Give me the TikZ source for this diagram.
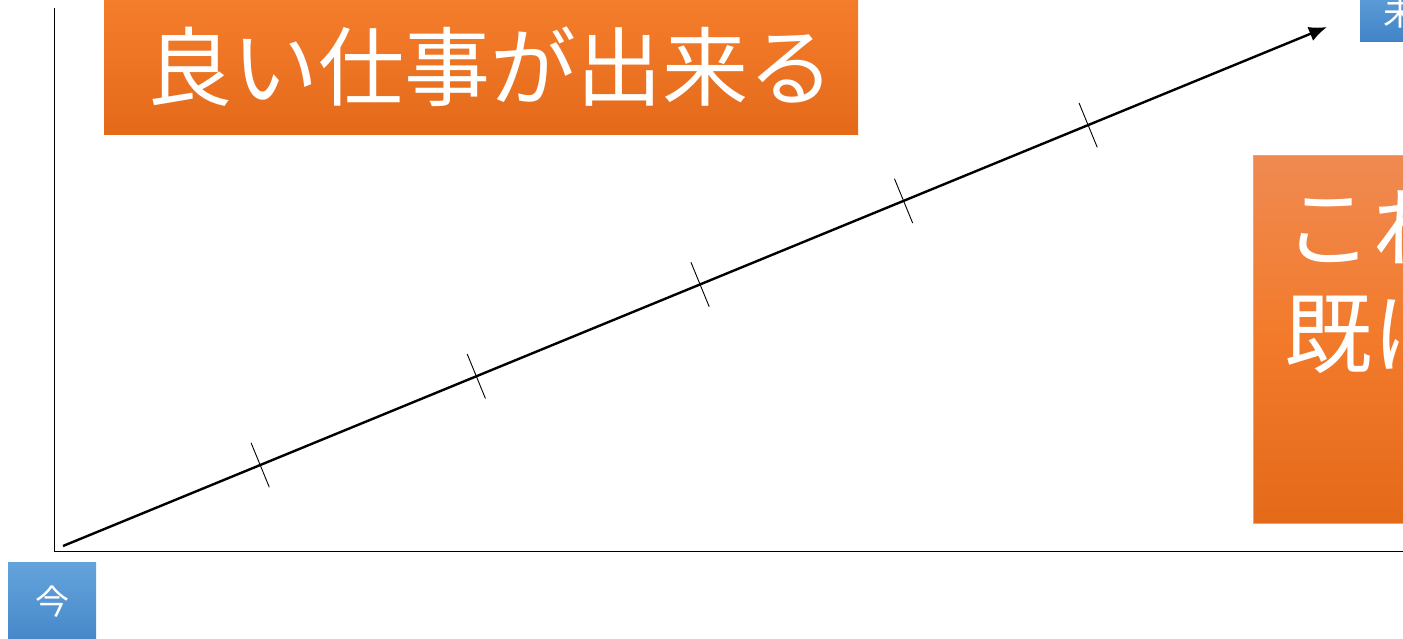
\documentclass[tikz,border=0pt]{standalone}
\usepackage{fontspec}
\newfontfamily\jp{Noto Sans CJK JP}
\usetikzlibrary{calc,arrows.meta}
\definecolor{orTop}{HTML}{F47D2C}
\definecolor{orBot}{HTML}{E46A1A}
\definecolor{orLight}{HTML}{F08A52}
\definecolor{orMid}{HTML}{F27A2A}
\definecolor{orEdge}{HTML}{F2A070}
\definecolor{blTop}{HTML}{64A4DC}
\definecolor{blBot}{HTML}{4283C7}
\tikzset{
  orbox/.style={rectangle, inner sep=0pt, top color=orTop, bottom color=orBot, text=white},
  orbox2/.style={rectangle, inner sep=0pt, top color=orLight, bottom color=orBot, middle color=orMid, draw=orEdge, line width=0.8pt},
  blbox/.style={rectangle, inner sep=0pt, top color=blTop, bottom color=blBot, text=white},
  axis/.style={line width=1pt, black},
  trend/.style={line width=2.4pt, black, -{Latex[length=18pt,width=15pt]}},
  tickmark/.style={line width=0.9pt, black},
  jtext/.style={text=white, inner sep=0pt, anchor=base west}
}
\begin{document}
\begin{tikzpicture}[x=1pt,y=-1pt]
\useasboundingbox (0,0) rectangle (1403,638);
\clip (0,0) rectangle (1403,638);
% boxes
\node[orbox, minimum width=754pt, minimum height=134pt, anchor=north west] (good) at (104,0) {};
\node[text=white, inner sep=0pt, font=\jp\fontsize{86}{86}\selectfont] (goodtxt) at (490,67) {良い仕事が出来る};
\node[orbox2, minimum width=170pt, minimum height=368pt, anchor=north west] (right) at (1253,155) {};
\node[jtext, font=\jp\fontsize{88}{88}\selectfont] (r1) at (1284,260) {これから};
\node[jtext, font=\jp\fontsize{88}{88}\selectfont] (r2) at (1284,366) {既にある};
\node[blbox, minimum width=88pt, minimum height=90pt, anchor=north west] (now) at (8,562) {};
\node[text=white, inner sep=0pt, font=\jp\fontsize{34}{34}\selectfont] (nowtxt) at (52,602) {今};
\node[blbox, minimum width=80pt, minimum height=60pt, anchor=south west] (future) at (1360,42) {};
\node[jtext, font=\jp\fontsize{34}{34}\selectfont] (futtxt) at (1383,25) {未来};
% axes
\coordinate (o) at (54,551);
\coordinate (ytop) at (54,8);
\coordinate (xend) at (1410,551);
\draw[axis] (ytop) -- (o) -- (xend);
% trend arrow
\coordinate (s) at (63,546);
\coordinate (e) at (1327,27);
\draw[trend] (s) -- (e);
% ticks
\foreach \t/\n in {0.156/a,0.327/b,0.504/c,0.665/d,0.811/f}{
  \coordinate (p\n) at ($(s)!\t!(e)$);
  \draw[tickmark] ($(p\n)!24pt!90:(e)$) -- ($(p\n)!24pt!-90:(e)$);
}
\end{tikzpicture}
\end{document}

-------

▸ TASK STATEMENT
Reproduce the material in its entirety and word for word, without the pictures.

▸ OUTPUT FOR THIS TASK
Give me the TikZ source for this diagram.
\documentclass[tikz,border=0pt]{standalone}
\usepackage{fontspec}
\newfontfamily\jp{Noto Sans CJK JP}
\usetikzlibrary{calc,arrows.meta}
\definecolor{orTop}{HTML}{F47D2C}
\definecolor{orBot}{HTML}{E46A1A}
\definecolor{orLight}{HTML}{F08A52}
\definecolor{orMid}{HTML}{F27A2A}
\definecolor{orEdge}{HTML}{F2A070}
\definecolor{blTop}{HTML}{64A4DC}
\definecolor{blBot}{HTML}{4283C7}
\tikzset{
  orbox/.style={rectangle, inner sep=0pt, top color=orTop, bottom color=orBot, text=white},
  orbox2/.style={rectangle, inner sep=0pt, top color=orLight, bottom color=orBot, middle color=orMid, draw=orEdge, line width=0.8pt},
  blbox/.style={rectangle, inner sep=0pt, top color=blTop, bottom color=blBot, text=white},
  axis/.style={line width=1pt, black},
  trend/.style={line width=2.4pt, black, -{Latex[length=18pt,width=15pt]}},
  tickmark/.style={line width=0.9pt, black},
  jtext/.style={text=white, inner sep=0pt, anchor=base west}
}
\begin{document}
\begin{tikzpicture}[x=1pt,y=-1pt]
\useasboundingbox (0,0) rectangle (1403,638);
\clip (0,0) rectangle (1403,638);
% boxes
\node[orbox, minimum width=754pt, minimum height=134pt, anchor=north west] (good) at (104,0) {};
\node[text=white, inner sep=0pt, font=\jp\fontsize{86}{86}\selectfont] (goodtxt) at (490,67) {良い仕事が出来る};
\node[orbox2, minimum width=170pt, minimum height=368pt, anchor=north west] (right) at (1253,155) {};
\node[jtext, font=\jp\fontsize{88}{88}\selectfont] (r1) at (1284,260) {これから};
\node[jtext, font=\jp\fontsize{88}{88}\selectfont] (r2) at (1284,366) {既にある};
\node[blbox, minimum width=88pt, minimum height=90pt, anchor=north west] (now) at (8,562) {};
\node[text=white, inner sep=0pt, font=\jp\fontsize{34}{34}\selectfont] (nowtxt) at (52,602) {今};
\node[blbox, minimum width=80pt, minimum height=60pt, anchor=south west] (future) at (1360,42) {};
\node[jtext, font=\jp\fontsize{34}{34}\selectfont] (futtxt) at (1383,25) {未来};
% axes
\coordinate (o) at (54,551);
\coordinate (ytop) at (54,8);
\coordinate (xend) at (1410,551);
\draw[axis] (ytop) -- (o) -- (xend);
% trend arrow
\coordinate (s) at (63,546);
\coordinate (e) at (1327,27);
\draw[trend] (s) -- (e);
% ticks
\foreach \t/\n in {0.156/a,0.327/b,0.504/c,0.665/d,0.811/f}{
  \coordinate (p\n) at ($(s)!\t!(e)$);
  \draw[tickmark] ($(p\n)!24pt!90:(e)$) -- ($(p\n)!24pt!-90:(e)$);
}
\end{tikzpicture}
\end{document}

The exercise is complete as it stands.